Forensic imaging steps for 1.1
Archivematica 1.0 has changed the way that several processes work, which has changed the scope of what's necessary to implement for forensic disk imaging. This document outlines the mandatory steps that still need to be completed for forensic imaging in 1.1, and some additional steps that would let Archivematica generalize the functionality into the standard transfer.
Disk image imaging metadata must be able to be added
Forensic image transfers need to provide the ability to include some metadata at the beginning of the transfer.
This is partially implemented and needs to be rebased onto the 1.0 branch.
File identification commands must recognize disk images
Since the new extraction model is based on the FPR, and hence requires file identification, it will be necessary to ensure the identification microservices can identify disk images in order to allow them to be extracted.
Forensic tools must be packaged
Disk image extraction commands must be added to the FPR
Extracted package deletion must be optional
Currently, whether or not extracted packages will be retained after decompression is hardcoded in the package extraction script, as it was in the old extraction code. (The current behaviour is to always delete the package after decompression.) This must be made optional via user choice in the UI, and should be exposed as a persistent option in the processing configuration.
Users should be offered the choice of whether to extract packages
This must be made optional via user choice in the UI, and should be exposed as a persistent option in the processing configuration.
New "Examine Contents" microservice must be added
This step runs the bulk_extractor tool and indexes the output to allow for later visualization and examination.
New characterization scripts must be written for fiwalk
It's previously been suggested that Archivematica use Mark Matienzo's fiwalk configuration that uses FIDO but this may no longer be necessary now that FIDO is implemented as a general identification tool - extracted contents will always be identifiable using FIDO if the user selects that as their identification tool.
Alternate characterization tools should be implemented
Disk image characterization should be done with fiwalk.
Currently the "characterize and extract metadata" step always uses FITS, but in 1.0 the groundwork was laid for allowing this to be controllable using the FPR instead.
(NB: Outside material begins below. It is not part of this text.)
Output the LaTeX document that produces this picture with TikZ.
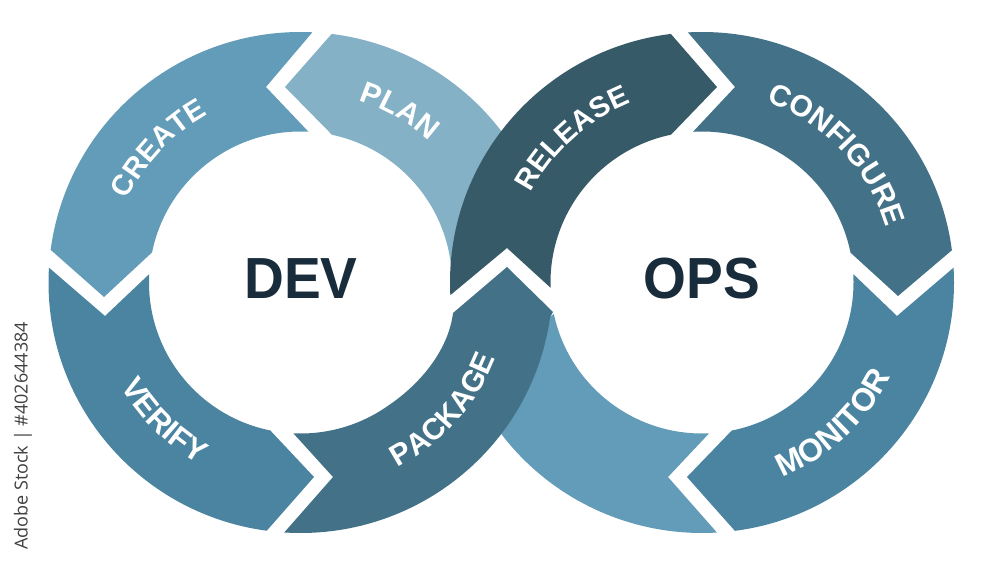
\documentclass[tikz,border=0pt]{standalone}
\usepackage{fontspec}
\setmainfont{Liberation Sans}
\newfontfamily\titlefont[FakeStretch=0.95]{Liberation Sans}
\newfontfamily\stockfont{Open Sans}
\usetikzlibrary{decorations.text}

\definecolor{planblue}{HTML}{84B1C6}
\definecolor{createblue}{HTML}{629CB8}
\definecolor{verifyblue}{HTML}{4A84A0}
\definecolor{packageblue}{HTML}{437288}
\definecolor{releaseblue}{HTML}{375A68}
\definecolor{titleblue}{HTML}{182C3B}

\tikzset{
  lc/.style={shift={(300.5,283.5)}},
  rc/.style={shift={(702,283.5)}},
  bigarc/.style={x radius=252,y radius=250.5},
  smallarc/.style={x radius=151.5,y radius=151},
  steptext/.style 2 args={decorate,decoration={text along path,text align=center,text={|\bfseries\fontsize{#1}{#1}\selectfont\color{white}|#2}}},
  title/.style={font=\titlefont\bfseries\fontsize{58}{58}\selectfont,text=titleblue,inner sep=0pt}
}

\begin{document}
\begin{tikzpicture}[x=1pt,y=1pt]

\path[use as bounding box] (0,0) rectangle (1000,566);

% hidden ends go first
\fill[planblue] (285,479) -- ([lc]82.9:252 and 250.5) arc[bigarc,start angle=82.9,end angle=33] -- (456,294) -- ([lc]3:151.5 and 151) arc[smallarc,start angle=3,end angle=78] -- cycle;
\fill[createblue] ([rc]213:252 and 250.5) arc[bigarc,start angle=213,end angle=273.4] -- (668,89) -- ([rc]272.7:151.5 and 151) arc[smallarc,start angle=272.7,end angle=192] -- (540,241) -- cycle;

% left circle
\fill[createblue] ([lc]172.5:252 and 250.5) arc[bigarc,start angle=172.5,end angle=87.3] -- (266,479) -- ([lc]87:151.5 and 151) arc[smallarc,start angle=87,end angle=168.5] -- (104,269) -- cycle;
\fill[verifyblue] ([lc]176.6:252 and 250.5) arc[bigarc,start angle=176.6,end angle=262.3] -- (314,89) -- ([lc]258.5:151.5 and 151) arc[smallarc,start angle=258.5,end angle=176.8] -- (105,250) -- cycle;
\fill[packageblue] ([lc]266.3:252 and 250.5) arc[bigarc,start angle=266.3,end angle=352] -- (553,254) -- (507,299) -- (453,253) .. controls (449,220) and (425,185) .. ([lc]305:151.5 and 151) arc[smallarc,start angle=305,end angle=267.3] -- (333,89) -- cycle;

% right circle
\fill[releaseblue] ([rc]182.9:252 and 250.5) arc[bigarc,start angle=182.9,end angle=97.1] -- (717,479) -- ([rc]101.8:151.5 and 151) arc[smallarc,start angle=101.8,end angle=182] -- (507,318) -- cycle;
\fill[packageblue] ([rc]93.2:252 and 250.5) arc[bigarc,start angle=93.2,end angle=7.4] -- (898,270) -- ([rc]11.4:151.5 and 151) arc[smallarc,start angle=11.4,end angle=93.4] -- (735,479) -- cycle;
\fill[verifyblue] ([rc]3.4:252 and 250.5) arc[bigarc,start angle=3.4,end angle=-82.5] -- (687,89) -- ([rc]-78.7:151.5 and 151) arc[smallarc,start angle=-78.7,end angle=3.2] -- (897,250) -- cycle;

% step labels
\path[steptext={29}{CREATE}] ([lc]176.7:192) arc[start angle=176.7,end angle=96.7,radius=192];
\path[steptext={30}{PLAN}] ([lc]100:191) arc[start angle=100,end angle=20,radius=191];
\path[steptext={31}{VERIFY}] ([lc]185.4:208) arc[start angle=185.4,end angle=265.4,radius=208];
\path[steptext={30}{PACKAGE}] ([lc]-81.7:209) arc[start angle=-81.7,end angle=-1.7,radius=209];
\path[steptext={29}{RELEASE}] ([rc]172:193) arc[start angle=172,end angle=92,radius=193];
\path[steptext={30}{CONFIGURE}] ([rc]93.5:192) arc[start angle=93.5,end angle=-6.5,radius=192];
\path[steptext={32}{MONITOR}] ([rc]-87:211) arc[start angle=-87,end angle=-7,radius=211];

% titles
\node[title] (dev) at (301,287.5) {DEV};
\node[title] (ops) at (702,287.5) {OPS};

\node[font=\stockfont\fontsize{18}{18}\selectfont,text=black!75,rotate=90,inner sep=0pt] (stock) at (23,130) {Adobe Stock | \#402644384};

\end{tikzpicture}
\end{document}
If this is completed, then we can simply write FPR rules to control characterization of disk images.
Provide robust identification fallbacks using additional microservice(s)
Currently identification happens using a single tool; if identification fails, the file will not be identified. We provide a single case fallback in the scripts that handle file identification and FIDO. Providing a more robust fallback would be desirable - e.g., by allowing individual files to fall back to other IDTools if identification fails. This would allow alternate tools to provide identification results for things that FIDO currently can't identify, such as disk images, without needing to clutter the existing scripts.
Recursive package extraction
The current package extraction code extracts in one pass. If a package contains additional packages that Archivematica can extract, they currently won't be extracted. The code should be updated in order to allow extraction of nested packages - for instance ZIP files containing other ZIPs; tarballs in uncommon compression formats (such as .tar.xz); and disk images containing compressed archives.